The central problem for Ricoeur, as it was for Mannheim, is the pervasive influence of ideology and how it can be recognized from within. As Ricoeur put it, ‘We think from its point of view rather than thinking about it’.
Mannheim thought that movement among social classes, particularly by what he called ‘free-floating intellectuals’, made it possible to understand the situation from outside, and he argued that utopia could be a corrective to ideology. For Ricoeur, one of the functions of utopia is to undermine ideology.
From ‘nowhere’ springs the most formidable question of what is. Utopia therefore appears in its primitive core as the exact counterpoint of our first concept of ideology as the function of social integration. Utopia, in counterpoint, is the function of social subversion.
Ricoeur contends that utopia makes it possible to criticize ideology without having to step outside its influence. He writes,
This is my conviction: the only way to get out of the circularity in which ideologies engulf us is to assume a utopia, declare it, and judge an ideology on this basis. Because the absolute onlooker [Mannheim’s ‘free-floating intellectual’] is impossible, then it is someone within the process itself who takes the responsibility for judgment.
Ricoeur argues that from the no place of utopia it is our reality that looks strange. As he puts it, ‘Does not the fantasy of an alternative society and its exteriorization “nowhere” work as one of the most formidable contestations of what is?’ Utopia’s ability to unmask ideology by stating that there are alternatives is clearly one of its positive aspects. And utopia’s ability to challenge ideology is, for Ricoeur, restorative.
Ricoeur is particularly concerned with how utopia presents alternative ways of distributing power, and he sometimes seems to see utopias as primarily about power, and even made this one of the two positive aspects of utopia. And in relationship to ideology, this makes sense. The role of ideology is to support the current distribution of power; the role of utopia is to subvert that distribution.
Although Ricoeur spends much more time discussing ideology than he does utopia, it seems that utopia is, finally, more important than ideology. But the two clearly influence and change each other.
Today, ideology continues to be used negatively to refer to the way other people’s beliefs obscure the real situation, but it is also used by social scientists to refer to systems of belief, usually political beliefs, that organize a person’s view of the world. Thus, mostly without reference to utopia, ideology has become a central point of discussion in both international and domestic politics and as a part of the way people think politically is studied.
Ideologies and utopia are closely related. There is a utopia at the heart of every ideology, a positive picture – some vague, some quite detailed – of what the world would look like if the hopes of the ideology were realized. And it is possible for a utopia to become an ideology. The process by which utopia can become ideology is not entirely clear and undoubtedly varies from case to case, but it is likely that if a utopia is sufficiently attractive and powerful, it can transform hope and desire into belief and action to bring the utopia into being through a political or social movement.

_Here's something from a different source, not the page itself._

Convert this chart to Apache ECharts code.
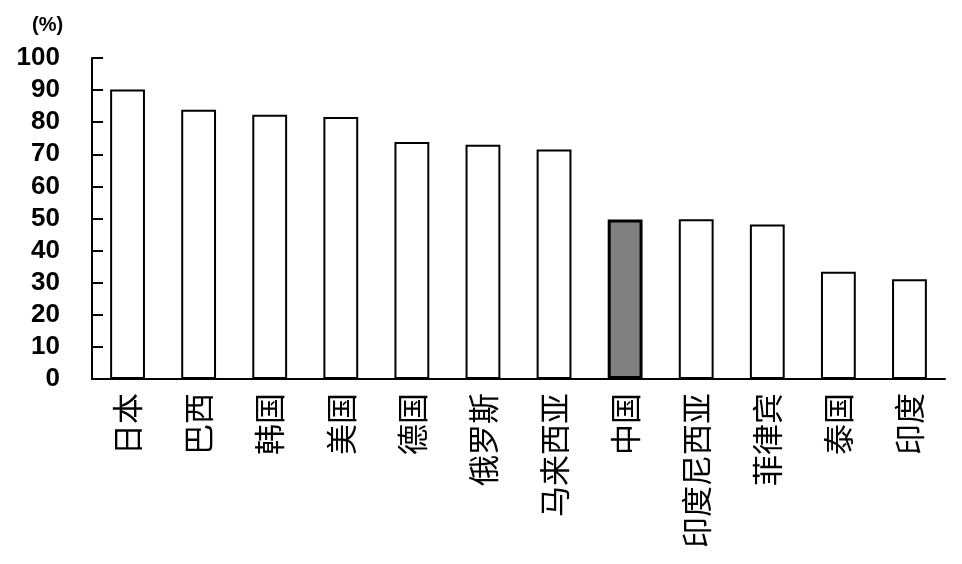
<!DOCTYPE html>
<html>
<head>
<meta charset="utf-8">
<script src="https://cdn.jsdelivr.net/npm/echarts@6/dist/echarts.min.js"></script>
<style>html,body{margin:0;padding:0;background:#fff}#c{width:962px;height:564px}</style>
</head>
<body>
<div id="c"></div>
<script>
const categories = ['日本','巴西','韩国','美国','德国','俄罗斯','马来西亚','中国','印度尼西亚','菲律宾','泰国','印度'];
const values = [90.2, 83.9, 82.3, 81.6, 73.8, 73.0, 71.5, 49.7, 49.8, 48.1, 33.4, 31.1];
const highlight = '中国';
const yTicks = [0,10,20,30,40,50,60,70,80,90,100];

const chart = echarts.init(document.getElementById('c'));
chart.setOption({
  animation: false,
  backgroundColor: '#fff',
  title: {
    text: '(%)', left: 27, top: 10,
    textStyle: { fontSize: 20, fontWeight: 'bold', color: '#000', fontFamily: 'Liberation Sans' }
  },
  grid: { left: 92, right: 17, top: 58, bottom: 185, containLabel: false },
  xAxis: {
    type: 'category',
    data: categories,
    boundaryGap: true,
    axisLine: { lineStyle: { color: '#000', width: 2 } },
    axisTick: { inside: true, length: 7, lineStyle: { color: '#000', width: 2 } },
    axisLabel: {
      rotate: 90, margin: 14, color: '#000', fontSize: 31,
      fontFamily: 'Noto Sans CJK SC', interval: 0
    },
    splitLine: { show: false }
  },
  yAxis: {
    type: 'value', min: yTicks[0], max: yTicks[yTicks.length-1], interval: 10,
    axisLine: { show: true, lineStyle: { color: '#000', width: 2 } },
    axisTick: { show: true, inside: true, length: 11, lineStyle: { color: '#000', width: 2 } },
    axisLabel: { margin: 32, color: '#000', fontSize: 26, fontWeight: 'bold', fontFamily: 'Liberation Sans' },
    splitLine: { show: false }
  },
  series: [{
    type: 'bar',
    barWidth: '49%',
    data: values.map((v, i) => categories[i] === highlight
      ? { value: v, itemStyle: { color: '#808080', borderColor: '#000', borderWidth: 3 } }
      : { value: v }),
    itemStyle: { color: '#fff', borderColor: '#000', borderWidth: 2 }
  }]
});
</script>
</body>
</html>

Most utopias do not go through this process and most that do fail. But if a utopia becomes a belief system that succeeds in coming to power in a small community, a country, or even a number of countries, it will almost certainly have become an ideology in the process. At that point, it will be challenged by one or more utopias, which may, but probably will not, succeed in overthrowing the ideology, but, as both Mannheim and Ricoeur argue, utopias are the way in which ideologies are challenged.